Bu itibarla; geri çevirme kararı üzerine dosyaya getirtilen gıda, tarım ve hayvancılık ilçe müdürlüğü cetvelinde; 2011 yılı itibari ile zeytinin dekar başına ortalama verimi 504, satış fiyatının 1,75 TL, üretim gideri ise 490,29 TL/da olmasına rağmen sırasıyla 620 kg, 2,00 TL, 430 TL/da alınması suretiyle yanlış değer hesaplanmış olması,
2-Yargıtay"ın yerleşmiş uygulamalarına göre, iklim koşulları, arazinin toprak ve topoğrafik yapısı ile bölgesindeki konumu (büyük yerleşim yerlerine uzaklığı vb) gözetildiğinde, dava konusu taşınmazın bulunduğu yerle benzer nitelikte olan ülkemizin değişik yörelerindeki kuru tarım arazilerinin değerlendirilmesinde, (değeri önemli biçimde etkileyen, kanıtlanmış farklı ve özel bir etkenin bulunması durumu dışında) kapitalizasyon faiz oranı %6 olarak alınmaktadır. Hal böyle iken değerlendirmeye esas alınan bilirkişi kurulu raporunda kuru tarım arazisi (kapama zeytinlik) olan taşınmazın değerinin belirlenmesinde kapitalizasyon faizi oranının %6 yerine % 11 olarak kabulü,
3-Kamulaştırma Kanunu"nun 27. maddesi gereğince acele el koyma dosyasında alınan bilirkişi raporunda %10 oranında ağaç enkaz bedeli düşülmüş iken mahkemece hükme esas alınan bilirkişi raporunda enkaz bedeli düşülmemiştir. Mahkemece, mal sahibinin enkazı alıp almadığı, isteyip istemediği belirlenip enkazın akıbetinin araştırılması, enkazın mal sahibi tarafından alındığının anlaşılması halinde ağaç enkaz bedelinin tespit edilen kamulaştırma bedelinden düşürülmesi gerektiğinin düşünülmemesi,
4-Kamulaştırma Kanunu"nun 27. maddesi gereğince acele el koyma dosyasında tespit edilen ve bankaya bloke edilen bedel ile mahkemece hüküm altına alınan bedel arasındaki farkın (idarece fazladan yatırılmış olan paranın) davalı tarafça bankadan çekilmesine kadar varsa işlemiş olan mevduat faizi ile birlikte davacı idareye ödenmesine karar verilmesi gerektiğinin düşünülmemesi,
5-Kamulaştırma bedelinin tespiti ve taşınmazın idare adına tescili davasının bu niteliğine göre vekille temsil edilen taraflar yararına avukatlık ücretine hükmedilmesi gerektiği düşünülerek davalı lehine de maktu vekalet ücretine karar verilmesi gerekirken sadece davacı idare lehine vekalet ücreti takdir edilmesi,
Doğru görülmemiştir.
Mahkemece bilirkişi kurulundan yukarıdaki bozma gerekleri doğrultusunda değerlendirme yapan ek rapor alınarak bu raporun bozmaya uygunluğu denetlendikten sonra hasıl olacak sonuç doğrultusunda bir karar verilmelidir.

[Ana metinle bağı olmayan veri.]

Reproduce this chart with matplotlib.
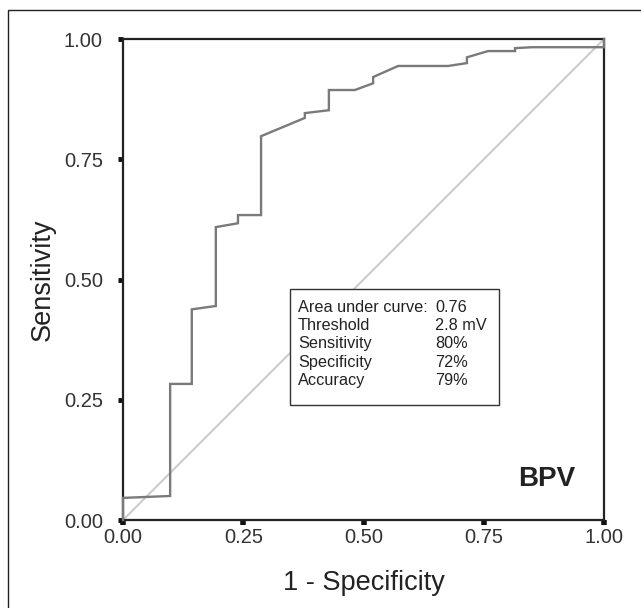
import matplotlib
matplotlib.use('Agg')
import matplotlib.pyplot as plt
from matplotlib.patches import Rectangle

plt.rcParams['font.family'] = ['Liberation Sans', 'DejaVu Sans']

# ROC curve (1 - specificity, sensitivity)
fpr = [0.0, 0.0, 0.098, 0.098, 0.143, 0.143, 0.193, 0.193, 0.239, 0.239, 0.287, 0.287,
       0.378, 0.378, 0.428, 0.428, 0.482, 0.520, 0.520, 0.572, 0.676, 0.715, 0.715,
       0.759, 0.815, 0.815, 0.850, 1.0, 1.0]
sens = [0.0, 0.046, 0.050, 0.283, 0.283, 0.438, 0.445, 0.609, 0.617, 0.634, 0.634, 0.798,
        0.836, 0.846, 0.852, 0.894, 0.894, 0.908, 0.921, 0.944, 0.944, 0.950, 0.962,
        0.975, 0.975, 0.981, 0.983, 0.983, 1.0]

tick_vals = [0.0, 0.25, 0.5, 0.75, 1.0]
tick_labels = ['0.00', '0.25', '0.50', '0.75', '1.00']

stat_names = ['Area under curve:', 'Threshold', 'Sensitivity', 'Specificity', 'Accuracy']
stat_values = ['0.76', '2.8 mV', '80%', '72%', '79%']

fig = plt.figure(figsize=(6.41, 6.08), dpi=100)
ax = fig.add_axes([0.1919, 0.1447, 0.7504, 0.7911])

# outer frame of the figure
fig.patches.append(Rectangle((8 / 641, -0.1), 1.2, 1 - 10 / 608 + 0.1,
                             transform=fig.transFigure, fill=False,
                             edgecolor='#222222', linewidth=1.0))

ax.plot([0, 1], [0, 1], color='#cccccc', linewidth=1.5, zorder=2)
ax.plot(fpr, sens, color='#7a7a7a', linewidth=1.7, zorder=3,
        solid_joinstyle='miter', clip_on=False)

ax.set_xlim(0, 1)
ax.set_ylim(0, 1)
ax.set_xticks(tick_vals)
ax.set_xticklabels(tick_labels)
ax.set_yticks(tick_vals)
ax.set_yticklabels(tick_labels)

for s in ax.spines.values():
    s.set_linewidth(1.6)
    s.set_color('#222222')

ax.tick_params(axis='x', direction='out', length=3.5, width=4.0, color='#111111',
               labelsize=14.5, labelcolor='#333333', pad=2.5)
ax.tick_params(axis='y', direction='out', length=3.5, width=3.5, color='#111111',
               labelsize=14.5, labelcolor='#333333', pad=11)

ax.set_xlabel('1 - Specificity', fontsize=19.5, color='#222222', labelpad=16)
ax.set_ylabel('Sensitivity', fontsize=19.5, color='#222222', labelpad=6)

# statistics box
box = Rectangle((0.348, 0.24), 0.433, 0.24, transform=ax.transAxes,
                facecolor='white', edgecolor='#333333', linewidth=1.0, zorder=4)
ax.add_patch(box)
for i, (name, val) in enumerate(zip(stat_names, stat_values)):
    y = 0.441 - i * 0.0375
    ax.text(0.364, y, name, transform=ax.transAxes, fontsize=11.7,
            color='#222222', va='center', ha='left', zorder=5)
    ax.text(0.649, y, val, transform=ax.transAxes, fontsize=11.7,
            color='#222222', va='center', ha='left', zorder=5)

ax.text(0.94, 0.085, 'BPV', transform=ax.transAxes, fontsize=20,
        fontweight='bold', color='#222222', ha='right', va='center')

fig.savefig('out.png', dpi=100)
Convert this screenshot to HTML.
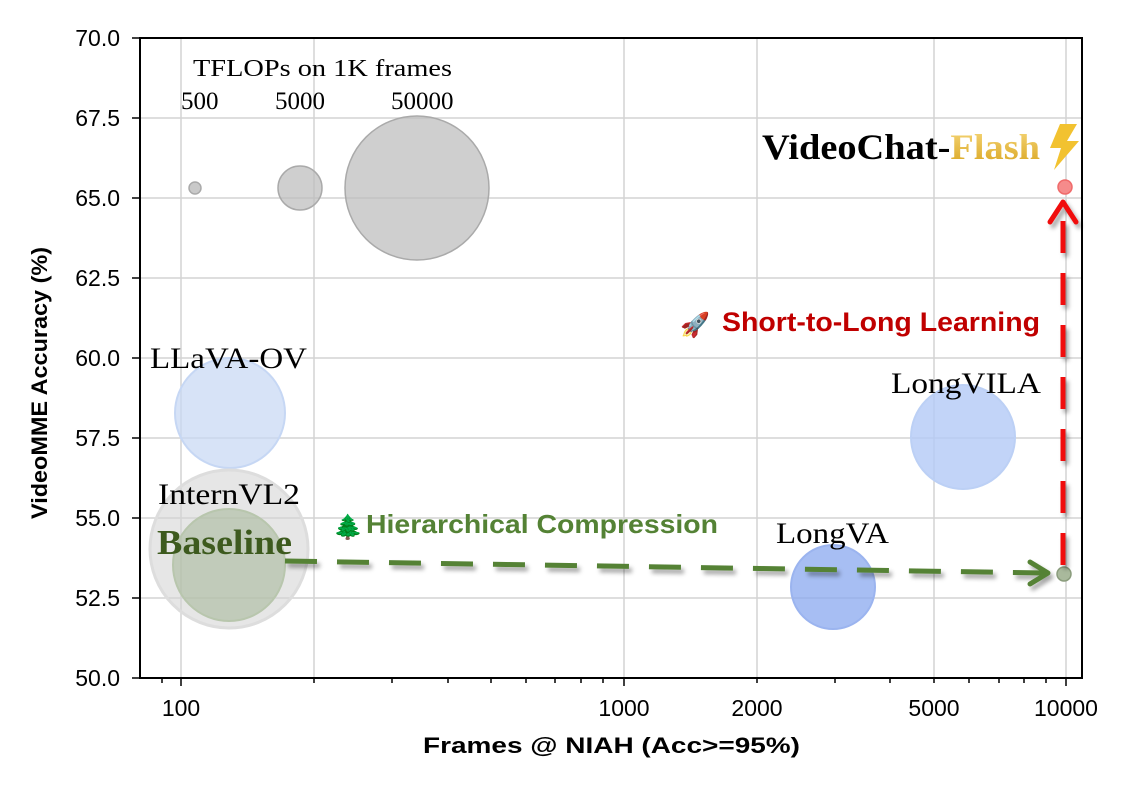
<!DOCTYPE html>
<html><head><meta charset="utf-8"><style>body{margin:0;background:#fff}svg{display:block}</style></head><body>
<svg width="1146" height="798" xmlns="http://www.w3.org/2000/svg" font-family="Liberation Sans, sans-serif">
<defs>
<linearGradient id="gold" x1="0" y1="0" x2="0" y2="1"><stop offset="0" stop-color="#f6d77a"/><stop offset="1" stop-color="#d9a520"/></linearGradient>
<filter id="sh" x="-10%" y="-50%" width="120%" height="200%"><feDropShadow dx="3" dy="4" stdDeviation="2" flood-color="#000" flood-opacity="0.35"/></filter>
</defs>
<rect x="140" y="38" width="942" height="640" fill="#fff"/>
<g stroke="#d3d3d3" stroke-width="1.5">
<line x1="140" x2="1082" y1="118" y2="118"/><line x1="140" x2="1082" y1="198" y2="198"/>
<line x1="140" x2="1082" y1="278" y2="278"/><line x1="140" x2="1082" y1="358" y2="358"/>
<line x1="140" x2="1082" y1="438" y2="438"/><line x1="140" x2="1082" y1="518" y2="518"/>
<line x1="140" x2="1082" y1="598" y2="598"/>
<line x1="181" x2="181" y1="38" y2="678"/><line x1="314" x2="314" y1="38" y2="678"/>
<line x1="624" x2="624" y1="38" y2="678"/><line x1="757" x2="757" y1="38" y2="678"/>
<line x1="934" x2="934" y1="38" y2="678"/><line x1="1066" x2="1066" y1="38" y2="678"/>
</g>
<g>
<circle cx="195" cy="188" r="6" fill="#bbb" stroke="#aaa" stroke-width="1.5" fill-opacity="0.8"/>
<circle cx="300" cy="188" r="22" fill="#bbb" stroke="#aaa" stroke-width="1.5" fill-opacity="0.7"/>
<circle cx="417" cy="188" r="72" fill="#bbb" stroke="#aaa" stroke-width="1.5" fill-opacity="0.7"/>
<circle cx="230" cy="413" r="55" fill="#c6d7f4" fill-opacity="0.7" stroke="#c6d7f4" stroke-width="2"/>
<circle cx="229" cy="549" r="79" fill="#d6d6d6" fill-opacity="0.6" stroke="#ddd" stroke-width="3"/>
<circle cx="229" cy="565" r="56" fill="#a9b99c" fill-opacity="0.6" stroke="#b8c6ad" stroke-width="2"/>
<circle cx="833" cy="587" r="42" fill="#8aa8ef" fill-opacity="0.75" stroke="#9bb4ef" stroke-width="2"/>
<circle cx="963" cy="437" r="52" fill="#b3c9f6" fill-opacity="0.8" stroke="#bcd0f5" stroke-width="2"/>
<circle cx="1064" cy="574" r="7" fill="#a9b99c" stroke="#8a9c7c" stroke-width="1.5"/>
<circle cx="1065" cy="187" r="7" fill="#f58b8b" stroke="#f06a6a" stroke-width="1.5"/>
</g>
<g filter="url(#sh)">
<line x1="285" y1="561" x2="1045" y2="573" stroke="#548235" stroke-width="5" stroke-dasharray="32,20"/>
<polyline points="1030,562 1048,573 1030,584" fill="none" stroke="#548235" stroke-width="5" stroke-linecap="round" stroke-linejoin="round"/>
<line x1="1063" y1="565" x2="1063" y2="205" stroke="#f01010" stroke-width="5" stroke-dasharray="32,20"/>
<polyline points="1050,222 1063,202 1076,222" fill="none" stroke="#f01010" stroke-width="5" stroke-linecap="round" stroke-linejoin="round"/>
</g>
<rect x="140" y="38" width="942" height="640" fill="none" stroke="#000" stroke-width="2"/>
<g stroke="#000" stroke-width="1.5">
<line x1="181" x2="181" y1="678" y2="686"/><line x1="624" x2="624" y1="678" y2="686"/><line x1="1066" x2="1066" y1="678" y2="686"/>
<line x1="162" x2="162" y1="678" y2="683"/><line x1="314" x2="314" y1="678" y2="683"/><line x1="392" x2="392" y1="678" y2="683"/>
<line x1="448" x2="448" y1="678" y2="683"/><line x1="491" x2="491" y1="678" y2="683"/><line x1="526" x2="526" y1="678" y2="683"/>
<line x1="555" x2="555" y1="678" y2="683"/><line x1="581" x2="581" y1="678" y2="683"/><line x1="603" x2="603" y1="678" y2="683"/>
<line x1="757" x2="757" y1="678" y2="683"/><line x1="835" x2="835" y1="678" y2="683"/><line x1="890" x2="890" y1="678" y2="683"/>
<line x1="934" x2="934" y1="678" y2="683"/><line x1="969" x2="969" y1="678" y2="683"/><line x1="999" x2="999" y1="678" y2="683"/>
<line x1="1024" x2="1024" y1="678" y2="683"/><line x1="1046" x2="1046" y1="678" y2="683"/>
<line x1="132" x2="140" y1="38" y2="38"/><line x1="132" x2="140" y1="118" y2="118"/><line x1="132" x2="140" y1="198" y2="198"/>
<line x1="132" x2="140" y1="278" y2="278"/><line x1="132" x2="140" y1="358" y2="358"/><line x1="132" x2="140" y1="438" y2="438"/>
<line x1="132" x2="140" y1="518" y2="518"/><line x1="132" x2="140" y1="598" y2="598"/><line x1="132" x2="140" y1="678" y2="678"/>
</g>
<g font-size="23" text-anchor="end" fill="#000">
<text x="120" y="46">70.0</text><text x="120" y="126">67.5</text><text x="120" y="206">65.0</text>
<text x="120" y="286">62.5</text><text x="120" y="366">60.0</text><text x="120" y="446">57.5</text>
<text x="120" y="526">55.0</text><text x="120" y="606">52.5</text><text x="120" y="686">50.0</text>
</g>
<g font-size="23" text-anchor="middle">
<text x="181" y="716">100</text><text x="624" y="716">1000</text><text x="757" y="716">2000</text>
<text x="934" y="716">5000</text><text x="1066" y="716">10000</text>
</g>
<text x="423" y="753" font-size="22" font-weight="bold" textLength="377" lengthAdjust="spacingAndGlyphs">Frames @ NIAH (Acc&gt;=95%)</text>
<text transform="translate(47,383) rotate(-90)" x="-136" y="0" font-size="22" font-weight="bold" textLength="272" lengthAdjust="spacingAndGlyphs">VideoMME Accuracy (%)</text>
<g font-family="Liberation Serif, serif">
<text x="193" y="76" font-size="24" textLength="259" lengthAdjust="spacingAndGlyphs">TFLOPs on 1K frames</text>
<text x="181" y="109" font-size="25">500</text><text x="275" y="109" font-size="25">5000</text><text x="391" y="109" font-size="25">50000</text>
<text x="150" y="368" font-size="30" textLength="157" lengthAdjust="spacingAndGlyphs">LLaVA-OV</text>
<text x="891" y="393" font-size="30" textLength="150" lengthAdjust="spacingAndGlyphs">LongVILA</text>
<text x="776" y="543" font-size="30" textLength="113" lengthAdjust="spacingAndGlyphs">LongVA</text>
<text x="158" y="504" font-size="30" textLength="142" lengthAdjust="spacingAndGlyphs">InternVL2</text>
<text x="157" y="554" font-size="35" font-weight="bold" fill="#3d5a1e" textLength="135" lengthAdjust="spacingAndGlyphs">Baseline</text>
</g>
<text x="333" y="535" font-size="24" font-family="Liberation Sans, Noto Sans CJK SC, sans-serif">🌲</text>
<text x="366" y="533" font-size="26" font-weight="bold" fill="#548235" textLength="352" lengthAdjust="spacingAndGlyphs">Hierarchical Compression</text>
<text x="680" y="333" font-size="24" font-family="Liberation Sans, Noto Sans CJK SC, sans-serif">🚀</text>
<text x="722" y="331" font-size="27" font-weight="bold" fill="#c00000" textLength="318" lengthAdjust="spacingAndGlyphs">Short-to-Long Learning</text>
<text x="762" y="159" font-size="36" font-weight="bold" font-family="Liberation Serif, serif" textLength="278" lengthAdjust="spacingAndGlyphs">VideoChat-<tspan fill="url(#gold)">Flash</tspan></text>
<polygon points="1060,124 1077,124 1067,141 1079,141 1054,170 1061,148 1050,148" fill="#f2c230"/>
</svg>
</body></html>
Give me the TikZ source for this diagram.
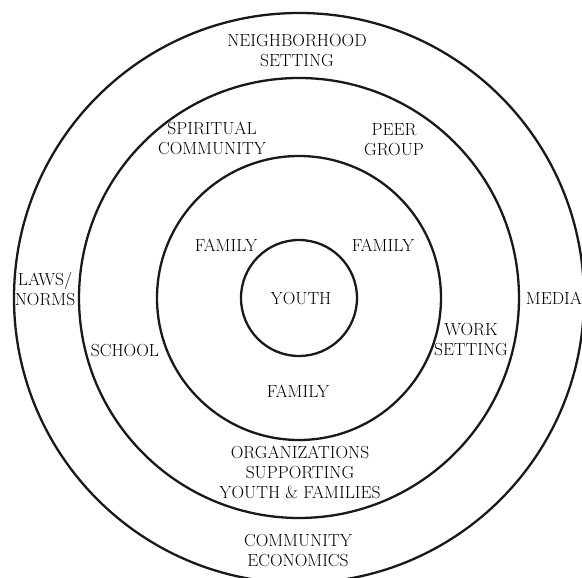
\documentclass[tikz,border=0pt]{standalone}
\begin{document}
\begin{tikzpicture}[x=1pt,y=1pt,
  ring/.style={circle,draw=black!90,line width=2.3pt,inner sep=0pt},
  lbl/.style={font=\fontsize{17.5}{20}\selectfont,align=center,inner sep=0pt,text=black}]
\useasboundingbox (0,0) rectangle (582,578);
\clip (0,0) rectangle (582,578);
\coordinate (c) at (299,280);
\node[ring,minimum size=570pt] (outer) at (c) {};
\node[ring,minimum size=440pt] (middle) at (c) {};
\node[ring,minimum size=284pt] (inner) at (c) {};
\node[ring,minimum size=116pt] (youthc) at (c) {};
\node[lbl] (youth) at (301,279) {YOUTH};
\node[lbl] (fam1) at (226,333) {FAMILY};
\node[lbl] (fam2) at (383,333) {FAMILY};
\node[lbl] (fam3) at (298,187) {FAMILY};
\node[lbl] (spirit) at (212,440) {SPIRITUAL\\COMMUNITY};
\node[lbl] (peer) at (394,438) {PEER\\GROUP};
\node[lbl] (school) at (125,227) {SCHOOL};
\node[lbl] (work) at (471,238) {WORK\\SETTING};
\node[lbl] (org) at (300,106) {ORGANIZATIONS\\SUPPORTING\\YOUTH \& FAMILIES};
\node[lbl] (neigh) at (297,527) {NEIGHBORHOOD\\SETTING};
\node[lbl] (laws) at (45,289) {LAWS/\\NORMS};
\node[lbl] (media) at (554,280) {MEDIA};
\node[lbl] (econ) at (298,27) {COMMUNITY\\ECONOMICS};
\end{tikzpicture}
\end{document}
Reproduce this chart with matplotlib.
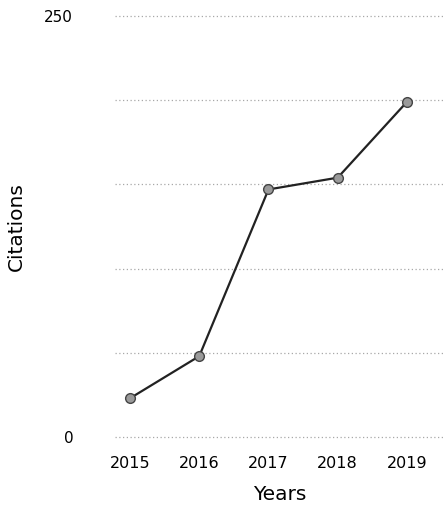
import matplotlib
matplotlib.use("Agg")
import matplotlib.pyplot as plt

years = [2015, 2016, 2017, 2018, 2019]
citations = [23, 48, 147, 154, 199]
y_ticks = [0, 250]
grid_levels = [0, 50, 100, 150, 200, 250]

fig = plt.figure(figsize=(4.45, 5.18), dpi=100)
ax = fig.add_axes([0.258, 0.1564, 0.742, 0.8127])

for lvl in grid_levels:
    ax.axhline(lvl, color="#a8a8a8", lw=0.9, ls=(0, (1, 2)), zorder=0, clip_on=False)

ax.plot(years, citations, color="#222222", lw=1.6, marker="o", markersize=7,
        markerfacecolor="#9a9a9a", markeredgecolor="#444444", markeredgewidth=1.0)

ax.set_xlim(2014.78, 2019.55)
ax.set_ylim(0, 250)
ax.set_xticks(years)
ax.set_xticklabels([str(y) for y in years], fontsize=11.5)
ax.set_yticks(y_ticks)
ax.set_yticklabels([str(v) for v in y_ticks], fontsize=11)
ax.tick_params(axis="both", length=0)
ax.tick_params(axis="y", pad=30)
ax.tick_params(axis="x", pad=14)
for s in ax.spines.values():
    s.set_visible(False)

ax.set_xlabel("Years", fontsize=14.5, labelpad=10)
ax.set_ylabel("Citations", fontsize=14.5)
ax.yaxis.set_label_coords(-0.27, 0.5)

fig.savefig("out.png", dpi=100)
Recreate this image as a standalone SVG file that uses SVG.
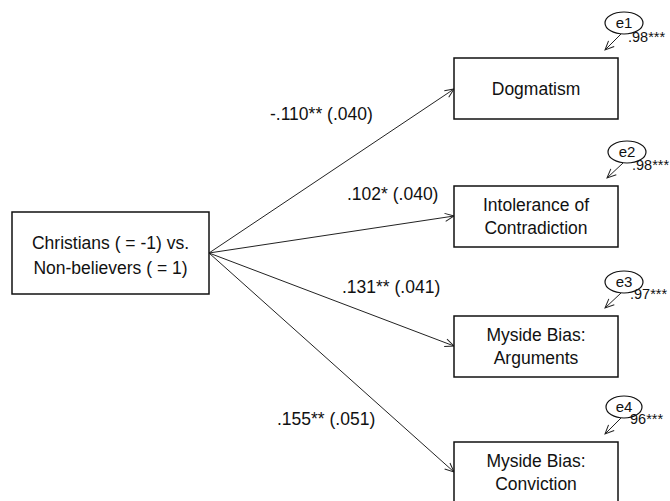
<svg xmlns="http://www.w3.org/2000/svg" width="670" height="501" viewBox="0 0 670 501">
<defs>
<marker id="ah" markerUnits="userSpaceOnUse" markerWidth="12" markerHeight="12" refX="10" refY="5" orient="auto" viewBox="0 0 12 10">
<path d="M1,1 L10,5 L1,9" fill="none" stroke="#222" stroke-width="1"/>
</marker>
</defs>
<style>
rect.box{fill:#fff;stroke:#111;stroke-width:1.5}
ellipse.err{fill:#fff;stroke:#111;stroke-width:1.2}
text{font-family:"Liberation Sans",Arial,sans-serif;fill:#111}
.nt{font-size:17.5px;text-anchor:middle}
.lb{font-size:17.5px}
.et{font-size:15px;text-anchor:middle}
.ev{font-size:14.5px}
line.c{stroke:#222;stroke-width:1;marker-end:url(#ah)}
</style>
<rect width="670" height="501" fill="#fff"/>
<g id="connectors">
<line class="c" x1="209" y1="253" x2="454" y2="89"/>
<line class="c" x1="209" y1="253" x2="454" y2="216"/>
<line class="c" x1="209" y1="253" x2="454" y2="346"/>
<line class="c" x1="209" y1="253" x2="454" y2="472"/>
<line class="c" x1="621" y1="34" x2="605" y2="50"/>
<line class="c" x1="623" y1="163" x2="607" y2="178"/>
<line class="c" x1="621" y1="293" x2="605" y2="308"/>
<line class="c" x1="621" y1="418" x2="605" y2="434"/>
<text class="lb" x="270" y="120">-.110** (.040)</text>
<text class="lb" x="347" y="200">.102* (.040)</text>
<text class="lb" x="342" y="293">.131** (.041)</text>
<text class="lb" x="277" y="425">.155** (.051)</text>
</g>
<g id="predictor">
<rect class="box" x="12" y="212" width="197" height="82"/>
<text class="nt" x="110.5" y="249">Christians ( = -1) vs.</text>
<text class="nt" x="110.5" y="274">Non-believers ( = 1)</text>
</g>
<g id="dogmatism">
<rect class="box" x="454" y="58" width="164" height="61"/>
<text class="nt" x="536" y="95">Dogmatism</text>
</g>
<g id="intolerance">
<rect class="box" x="454" y="186" width="164" height="61"/>
<text class="nt" x="536" y="211">Intolerance of</text>
<text class="nt" x="536" y="234">Contradiction</text>
</g>
<g id="arguments">
<rect class="box" x="454" y="316" width="164" height="61"/>
<text class="nt" x="536" y="341">Myside Bias:</text>
<text class="nt" x="536" y="364">Arguments</text>
</g>
<g id="conviction">
<rect class="box" x="454" y="442" width="164" height="62"/>
<text class="nt" x="536" y="467">Myside Bias:</text>
<text class="nt" x="536" y="490">Conviction</text>
</g>
<g id="e1">
<ellipse class="err" cx="624" cy="23" rx="19" ry="11"/>
<text class="et" x="624" y="28">e1</text>
<text class="ev" x="628" y="42">.98***</text>
</g>
<g id="e2">
<ellipse class="err" cx="627" cy="152" rx="19" ry="11"/>
<text class="et" x="627" y="157">e2</text>
<text class="ev" x="632" y="170">.98***</text>
</g>
<g id="e3">
<ellipse class="err" cx="624" cy="282" rx="19" ry="11"/>
<text class="et" x="624" y="287">e3</text>
<text class="ev" x="630" y="299">.97***</text>
</g>
<g id="e4">
<ellipse class="err" cx="624" cy="407" rx="18" ry="11"/>
<text class="et" x="624" y="412">e4</text>
<text class="ev" x="630" y="424">96***</text>
</g>
</svg>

Bu itibarla yukarıda açıklanan esaslar gözönünde tutulmaksızın yazılı şekilde hüküm tesisi isabetsiz, temyiz itirazları bu nedenlerle yerinde olduğundan kabulü ile hükmün HUMK.nun 428.maddesi gereğince BOZULMASINA, temyiz peşin harcının istek halinde temyiz edenlerden davalı tarafa iadesine, 18.12.2014 gününde oybirliğiyle karar verildi.